Know Your Customer Before You Design for Them

What’s the difference between a user and a customer? Aren’t they the same thing?

The answer is no, they’re not. Users care first and foremost about how they interact with your product or service. Is it easy to use? Does it make them more efficient or more capable?

A customer has a different lens. They care about the value that your product or service creates for them, whether they use it or someone else does, and most critically, they are willing to engage in a value exchange with you to benefit from the product.

As you can imagine, users are often customers, but in many cases the user and customer are different individuals. As a general rule, the more complex the product, the more likely that your customer and user are not the same people. This is where the risk of focus on users during customer facing product development can create challenges.

Focus on Why and for Whom

So who do you design for? Do you build your value proposition around something that will appeal to everyone, or do you focus on users with a specific problem that your innovation is uniquely capable of solving?

A good market is a market that needs your product. It contains both your users and your customers. Both have needs and pain points. Your job is to figure out what they are and which ones you should focus on.

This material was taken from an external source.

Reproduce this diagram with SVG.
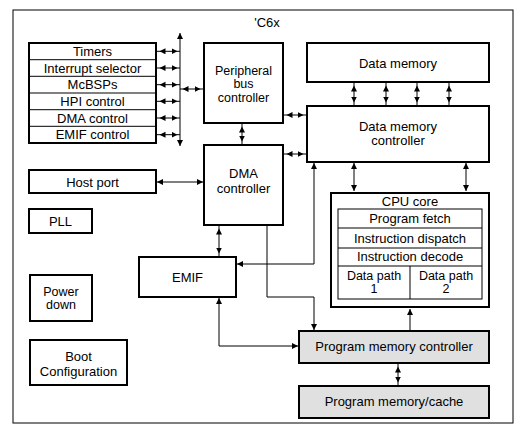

The thing to keep in mind here is that you can’t solve for all of the people all of the time.

Finding and creating a customer requires understanding the people to whom you can deliver the greatest possible value. Which of their problems is in most urgent need of a solution? That knowledge will reveal more relevant opportunities for innovation – and a much stronger, more distinctive value proposition.

Don’t Focus on Features. Focus on Value

Too often, product development teams focus on features and functions. It’s natural for them to become absorbed in the technological brilliance of their solutions. But this obsession can blind them to what customers actually need or want.

The cliché example of this is the Segway. It was hyped as the future of urban transport. But no one bothered to ask who would actually want it, or more importantly whether they would pay for it. The design process did not focus on validating these critical questions. It was not until after it launched that individual consumers and potential customers like the post office, police and fire departments and utility companies tested it for themselves. Only then did its inadequacies emerge. For instance, postal workers need both hands to do their work, and security workers need more range than the Segway could offer. Both of these issues could have been addressed by engaging with potential users and customers as part of the design process.

In the end it did enjoy some success with industrial and fleet customers, but nowhere near enough to live up to the hype that it was the future of urban transport. Where it really flopped was with individual consumers, for whom it was deemed too expensive (it retailed at $4000), too heavy and impossible to manage on stairs or steep inclines. Its success as a pedestrian device was also hindered by some high profile accidents, including George Bush, journalist Piers Morgan and James W. Heselden, the owner of the Segway corporation, who was killed after he lost control and veered off a 30ft cliff to his death.

Great Innovations Solve Real Problems

While feasibility is important, desirability is what converts users to customers. The Segway inventors didn’t do the right kind of research necessary to determine what problem they were actually solving. There was no exploration of feasibility, let alone desirability. It was a classic ‘build it and they will come’ scenario: the designers assumed people would be dazzled by the Segway’s technological novelty. The road to market failure is paved with such assumptions.

Success means finding and creating the best customers. That requires an evidence-based approach that prioritises solving over selling. The more focused you are on solving a real user problem, the more you will sell and the more customers you will create in the long run. If all you are focused on is sales volume, your innovation may end up becoming nothing more than a curious but irrelevant invention.